## Supplied data
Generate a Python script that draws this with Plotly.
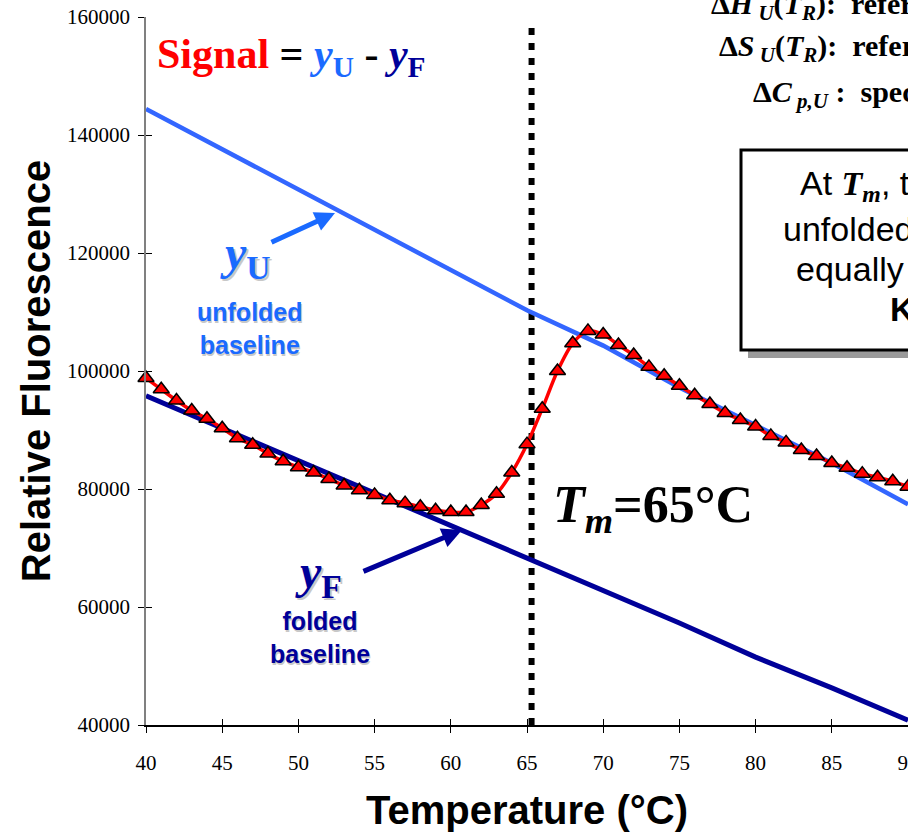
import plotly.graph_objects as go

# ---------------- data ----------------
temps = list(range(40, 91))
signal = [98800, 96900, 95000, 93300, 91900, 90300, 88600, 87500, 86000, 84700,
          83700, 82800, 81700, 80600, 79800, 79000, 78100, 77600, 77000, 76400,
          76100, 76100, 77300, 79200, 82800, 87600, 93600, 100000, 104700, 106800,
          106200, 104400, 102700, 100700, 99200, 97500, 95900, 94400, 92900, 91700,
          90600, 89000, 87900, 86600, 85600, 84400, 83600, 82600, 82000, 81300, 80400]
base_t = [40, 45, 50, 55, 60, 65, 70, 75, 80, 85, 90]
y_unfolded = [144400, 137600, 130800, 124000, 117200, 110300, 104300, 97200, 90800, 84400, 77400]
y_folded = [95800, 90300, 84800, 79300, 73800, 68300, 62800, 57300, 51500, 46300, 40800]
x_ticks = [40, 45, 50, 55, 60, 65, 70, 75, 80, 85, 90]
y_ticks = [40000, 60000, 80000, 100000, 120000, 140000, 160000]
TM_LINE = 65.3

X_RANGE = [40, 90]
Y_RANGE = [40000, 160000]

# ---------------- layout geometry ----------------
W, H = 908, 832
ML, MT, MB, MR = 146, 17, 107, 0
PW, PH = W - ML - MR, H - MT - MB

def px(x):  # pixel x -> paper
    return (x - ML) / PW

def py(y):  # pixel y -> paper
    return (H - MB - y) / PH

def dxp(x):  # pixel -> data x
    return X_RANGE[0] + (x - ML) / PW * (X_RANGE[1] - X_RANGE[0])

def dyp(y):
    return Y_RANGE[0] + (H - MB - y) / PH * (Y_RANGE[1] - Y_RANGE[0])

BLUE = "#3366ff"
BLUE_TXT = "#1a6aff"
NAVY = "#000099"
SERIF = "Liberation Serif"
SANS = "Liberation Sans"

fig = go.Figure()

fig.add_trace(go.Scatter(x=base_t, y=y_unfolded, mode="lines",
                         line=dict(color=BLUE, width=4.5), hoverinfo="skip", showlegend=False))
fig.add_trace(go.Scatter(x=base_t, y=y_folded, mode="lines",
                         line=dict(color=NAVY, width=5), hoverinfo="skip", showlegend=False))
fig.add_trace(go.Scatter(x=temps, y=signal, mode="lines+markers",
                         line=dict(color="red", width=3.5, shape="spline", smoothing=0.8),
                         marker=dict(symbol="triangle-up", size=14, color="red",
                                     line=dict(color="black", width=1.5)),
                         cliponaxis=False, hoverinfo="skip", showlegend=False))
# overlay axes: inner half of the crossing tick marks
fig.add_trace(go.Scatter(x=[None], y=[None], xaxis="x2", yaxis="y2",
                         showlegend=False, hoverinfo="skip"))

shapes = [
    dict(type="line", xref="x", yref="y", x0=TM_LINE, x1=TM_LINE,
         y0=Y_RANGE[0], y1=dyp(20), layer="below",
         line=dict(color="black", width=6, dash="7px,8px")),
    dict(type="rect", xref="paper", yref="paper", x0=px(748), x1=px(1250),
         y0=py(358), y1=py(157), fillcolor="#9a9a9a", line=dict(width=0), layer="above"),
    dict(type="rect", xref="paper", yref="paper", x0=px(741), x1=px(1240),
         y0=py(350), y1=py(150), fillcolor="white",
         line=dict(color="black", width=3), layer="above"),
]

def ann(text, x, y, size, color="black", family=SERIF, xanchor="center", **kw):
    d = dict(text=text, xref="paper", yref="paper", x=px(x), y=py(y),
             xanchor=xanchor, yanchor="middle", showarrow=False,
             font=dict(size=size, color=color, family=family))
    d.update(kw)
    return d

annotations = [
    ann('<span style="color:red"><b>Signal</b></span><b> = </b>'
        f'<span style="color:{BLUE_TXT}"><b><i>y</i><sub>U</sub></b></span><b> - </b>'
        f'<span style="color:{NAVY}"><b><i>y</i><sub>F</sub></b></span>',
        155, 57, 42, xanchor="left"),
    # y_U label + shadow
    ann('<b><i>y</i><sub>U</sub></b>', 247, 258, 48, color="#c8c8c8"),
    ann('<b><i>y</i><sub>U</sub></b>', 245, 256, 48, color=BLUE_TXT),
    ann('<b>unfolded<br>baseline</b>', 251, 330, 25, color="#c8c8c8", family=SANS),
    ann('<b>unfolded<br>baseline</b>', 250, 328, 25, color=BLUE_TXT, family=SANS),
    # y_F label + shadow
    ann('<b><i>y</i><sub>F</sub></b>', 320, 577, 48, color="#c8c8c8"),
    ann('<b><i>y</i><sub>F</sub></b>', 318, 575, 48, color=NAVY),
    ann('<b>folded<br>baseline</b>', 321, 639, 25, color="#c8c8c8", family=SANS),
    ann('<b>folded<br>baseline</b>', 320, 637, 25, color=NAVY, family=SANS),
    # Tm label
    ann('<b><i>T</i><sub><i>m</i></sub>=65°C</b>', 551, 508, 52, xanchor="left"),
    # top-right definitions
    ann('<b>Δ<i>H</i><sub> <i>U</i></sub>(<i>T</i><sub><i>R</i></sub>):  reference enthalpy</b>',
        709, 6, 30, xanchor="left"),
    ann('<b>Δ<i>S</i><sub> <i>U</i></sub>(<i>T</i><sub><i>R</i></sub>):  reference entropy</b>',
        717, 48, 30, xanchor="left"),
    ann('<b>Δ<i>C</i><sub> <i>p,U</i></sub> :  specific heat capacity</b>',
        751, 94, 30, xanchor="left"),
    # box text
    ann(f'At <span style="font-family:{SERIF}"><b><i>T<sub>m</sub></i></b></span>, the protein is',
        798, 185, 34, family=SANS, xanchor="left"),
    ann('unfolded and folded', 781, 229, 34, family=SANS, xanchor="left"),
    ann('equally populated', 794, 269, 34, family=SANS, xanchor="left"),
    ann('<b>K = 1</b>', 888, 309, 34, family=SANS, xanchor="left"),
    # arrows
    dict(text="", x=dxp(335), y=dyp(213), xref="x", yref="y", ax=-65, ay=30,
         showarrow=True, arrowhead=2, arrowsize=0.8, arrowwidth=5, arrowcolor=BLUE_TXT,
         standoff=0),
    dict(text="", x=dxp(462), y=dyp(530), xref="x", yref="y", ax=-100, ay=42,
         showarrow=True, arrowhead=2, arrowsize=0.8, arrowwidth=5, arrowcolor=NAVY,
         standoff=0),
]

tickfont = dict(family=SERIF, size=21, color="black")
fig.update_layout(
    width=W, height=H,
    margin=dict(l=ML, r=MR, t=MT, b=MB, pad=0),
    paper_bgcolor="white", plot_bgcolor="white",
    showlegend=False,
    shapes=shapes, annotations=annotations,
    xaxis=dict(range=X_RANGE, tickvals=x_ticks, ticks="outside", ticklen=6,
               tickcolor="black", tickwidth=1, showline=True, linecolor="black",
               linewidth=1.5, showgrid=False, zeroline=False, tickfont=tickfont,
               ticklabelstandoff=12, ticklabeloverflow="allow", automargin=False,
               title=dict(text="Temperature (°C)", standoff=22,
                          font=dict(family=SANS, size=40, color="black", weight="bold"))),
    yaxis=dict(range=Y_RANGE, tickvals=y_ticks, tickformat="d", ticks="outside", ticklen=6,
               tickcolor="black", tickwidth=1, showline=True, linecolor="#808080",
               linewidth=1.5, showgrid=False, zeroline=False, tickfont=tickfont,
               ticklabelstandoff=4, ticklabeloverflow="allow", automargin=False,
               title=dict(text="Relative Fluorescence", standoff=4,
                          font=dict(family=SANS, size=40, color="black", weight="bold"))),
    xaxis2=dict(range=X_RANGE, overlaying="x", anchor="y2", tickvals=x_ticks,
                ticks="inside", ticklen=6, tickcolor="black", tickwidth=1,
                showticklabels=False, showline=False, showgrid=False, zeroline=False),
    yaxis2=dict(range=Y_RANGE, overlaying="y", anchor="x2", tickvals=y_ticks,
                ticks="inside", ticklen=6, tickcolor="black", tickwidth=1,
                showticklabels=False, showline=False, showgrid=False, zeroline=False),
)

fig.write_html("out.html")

## Stated problem
Please restate the material above line by line, exactly, beginning at its first line and ending with the line that contains "import plotly.graph_objects as go", without any pictures.

## Exercise solution
Generate a Python script that draws this with Plotly.
import plotly.graph_objects as go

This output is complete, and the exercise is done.